By Joseph Leray
It seems impossible to write about “Thief,” the upcoming Eidos Montreal-developed reboot of the long-running series, without mentioning a bit of its history. The original “Thief,” subtitled “The Dark Project,” was released in 1998, by Looking Glass Studios, at a time when the most acclaimed projects featured a bevy of interlocking systems and mechanics: if you were careful and a bit tricksy, you could play most games however you wanted.
That all started to wane a bit as developers moved toward more controlled, cinematic design, but there was a time when you could complete, say, “Fallout” or “System Shock 2” (or even “Metal Gear Solid”) without killing anyone.

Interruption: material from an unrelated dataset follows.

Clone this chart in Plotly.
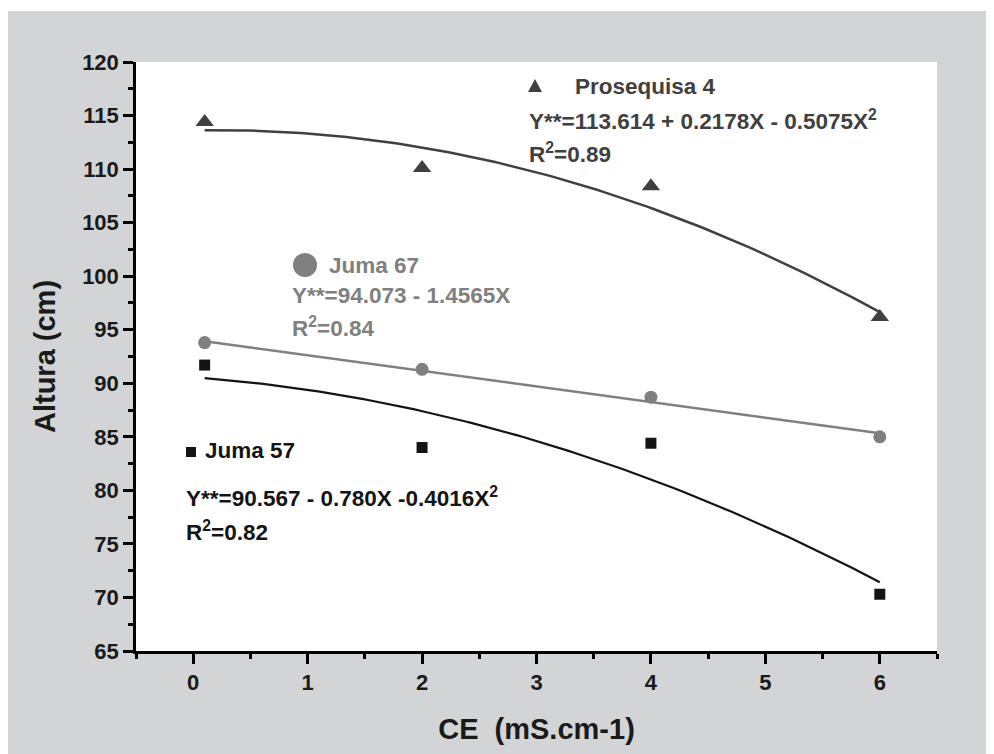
import plotly.graph_objects as go
import numpy as np

# ---------------- data ----------------
ce = [0.1, 2, 4, 6]
prosequisa4 = [114.4, 110.1, 108.4, 96.2]
juma67 = [93.8, 91.3, 88.7, 85.0]
juma57 = [91.7, 84.0, 84.4, 70.3]

# fitted regression coefficients (c0, c1, c2) as printed on the chart
coef_prosequisa4 = [113.614, 0.2178, -0.5075]
coef_juma67 = [94.073, -1.4565, 0.0]
coef_juma57 = [90.567, -0.780, -0.4016]

x_ticks = [0, 1, 2, 3, 4, 5, 6]
y_ticks = [65, 70, 75, 80, 85, 90, 95, 100, 105, 110, 115, 120]

# ---------------- styling ----------------
C_PRO = "#404040"
C_J67 = "#808080"
C_J57 = "#141414"
BG = "#d3d4d6"
FONT = "Liberation Sans, Arial, sans-serif"

OFF = 8                      # browser body margin
W, H = 994 - OFF, 754 - OFF
L, R, T, B = 136 - OFF, 57, 62 - OFF, 103
PW, PH = W - L - R, H - T - B


def px2paper(px, py):
    """page pixel -> paper coordinate"""
    fx, fy = px - OFF, py - OFF
    return (fx - L) / PW, (H - B - fy) / PH


xfit = np.linspace(ce[0], ce[-1], 120)


def poly(c, x):
    return c[0] + c[1] * x + c[2] * x ** 2


fig = go.Figure()

fig.add_trace(go.Scatter(x=xfit, y=poly(coef_prosequisa4, xfit), mode="lines",
                         line=dict(color=C_PRO, width=2.5), hoverinfo="skip"))
fig.add_trace(go.Scatter(x=xfit, y=poly(coef_juma67, xfit), mode="lines",
                         line=dict(color=C_J67, width=2.5), hoverinfo="skip"))
fig.add_trace(go.Scatter(x=xfit, y=poly(coef_juma57, xfit), mode="lines",
                         line=dict(color=C_J57, width=2.2), hoverinfo="skip"))

fig.add_trace(go.Scatter(x=ce, y=prosequisa4, mode="markers", name="Prosequisa 4",
                         marker=dict(symbol="triangle-up", size=16, color=C_PRO)))
fig.add_trace(go.Scatter(x=ce, y=juma67, mode="markers", name="Juma 67",
                         marker=dict(symbol="circle", size=13, color=C_J67)))
fig.add_trace(go.Scatter(x=ce, y=juma57, mode="markers", name="Juma 57",
                         marker=dict(symbol="square", size=11, color=C_J57)))

# ---------------- annotations (legend blocks) ----------------
ann = []


def add_text(txt, px, py, color, size=22.5):
    xp, yp = px2paper(px, py)
    ann.append(dict(text=txt, x=xp, y=yp, xref="paper", yref="paper",
                    xanchor="left", yanchor="middle", showarrow=False,
                    font=dict(family=FONT, size=size, color=color, weight="bold")))


add_text("Prosequisa 4", 573, 86, C_PRO)
add_text("Y**=113.614 + 0.2178X - 0.5075X<sup>2</sup>", 527, 120, C_PRO)
add_text("R<sup>2</sup>=0.89", 527, 153, C_PRO)

add_text("Juma 67", 327, 265, C_J67)
add_text("Y**=94.073 - 1.4565X", 290, 295, C_J67)
add_text("R<sup>2</sup>=0.84", 290, 327, C_J67)

add_text("Juma 57", 203, 450, C_J57)
add_text("Y**=90.567 - 0.780X -0.4016X<sup>2</sup>", 184, 497, C_J57)
add_text("R<sup>2</sup>=0.82", 184, 531, C_J57)

# ---------------- shapes ----------------
shapes = [
    # thin white strip above the grey panel
    dict(type="rect", xref="paper", yref="paper", layer="below",
         x0=px2paper(0, 0)[0], x1=px2paper(1000, 0)[0],
         y0=px2paper(0, 11)[1], y1=px2paper(0, 0)[1],
         fillcolor="white", line=dict(width=0)),
]

# legend symbols
ax, ay = px2paper(535, 86)
shapes.append(dict(type="path", xref="paper", yref="paper",
                   xsizemode="pixel", ysizemode="pixel", xanchor=ax, yanchor=ay,
                   path="M -7 -6 L 7 -6 L 0 7 Z", fillcolor=C_PRO, line=dict(width=0)))
cx, cy = px2paper(305, 265)
shapes.append(dict(type="circle", xref="paper", yref="paper",
                   xsizemode="pixel", ysizemode="pixel", xanchor=cx, yanchor=cy,
                   x0=-12, x1=12, y0=-12, y1=12, fillcolor=C_J67, line=dict(width=0)))
sx, sy = px2paper(191, 452)
shapes.append(dict(type="rect", xref="paper", yref="paper",
                   xsizemode="pixel", ysizemode="pixel", xanchor=sx, yanchor=sy,
                   x0=-5, x1=5, y0=-5, y1=5, fillcolor=C_J57, line=dict(width=0)))

axis_common = dict(
    showline=True, linecolor="black", linewidth=2.5, mirror=False,
    ticks="outside", ticklen=10, tickwidth=2.5, tickcolor="black",
    showgrid=False, zeroline=False,
    tickfont=dict(family=FONT, size=22, color="#1a1a1a", weight="bold"),
)

fig.update_layout(
    width=W, height=H,
    margin=dict(l=L, r=R, t=T, b=B, pad=0),
    paper_bgcolor=BG, plot_bgcolor="white",
    showlegend=False,
    annotations=ann, shapes=shapes,
    xaxis=dict(range=[-0.5, 6.5], tickmode="array", tickvals=x_ticks,
               ticktext=[str(v) for v in x_ticks],
               minor=dict(ticks="outside", ticklen=5, tickwidth=2.5, tickcolor="black",
                          tickmode="linear", tick0=-0.5, dtick=0.5),
               title=dict(text="CE  (mS.cm-1)", standoff=25,
                          font=dict(family=FONT, size=29, color="#1a1a1a", weight="bold")),
               **axis_common),
    yaxis=dict(range=[65, 120], tickmode="array", tickvals=y_ticks,
               ticktext=[str(v) for v in y_ticks],
               minor=dict(ticks="outside", ticklen=5, tickwidth=2.5, tickcolor="black",
                          tickmode="linear", tick0=65, dtick=2.5),
               title=dict(text="Altura (cm)", standoff=18,
                          font=dict(family=FONT, size=29, color="#1a1a1a", weight="bold")),
               **axis_common),
)

fig.write_html("out.html")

Some more recent games born out of that legacy, like “Fallout: New Vegas,” “Dishonored,” and “Deus Ex: Human Revolution” offer similar freedom, but shooting All the Things is still pretty much the norm today.
The news that the new “Thief” will allow for a pacifist playthrough will be well-received, then. In a post on Eidos Montreal’s blog, community manager Adam Badke explained the good news: “Players will have multiple ways to approach their objectives and each objective can be reached using Garrett’s various tools, by exploring and by playing with your environment.”
“Each path comes with a set of challenges, encounters and looting opportunities. Difficulty options allow the experience to be scaled for hardcore fans of the original series, but to also let newcomers have a lot of fun,” Badke explains. “And yes, you can complete the game without killing anybody – Garrett is a Master Thief, not a killing machine!”
This is nice to hear for anyone a bit world-weary of pumping bullets into polygonal enemies, and a sign — at the very least — that the Eidos Montreal team are aware of “Thief”’s legacy as a dynamic, expressive series. “Thief” should be available some time in 2014 for PC, PlayStation 4, and “other consoles.”
For those of you interested in non-violent gaming, game designer and blogger Corvus Elrod has been working on a Low-Violence Challenge, looking for games and mechanics that offer something a little more peaceful. It’s disconcerting just how much trouble he’s having, and you can track his progress on his blog.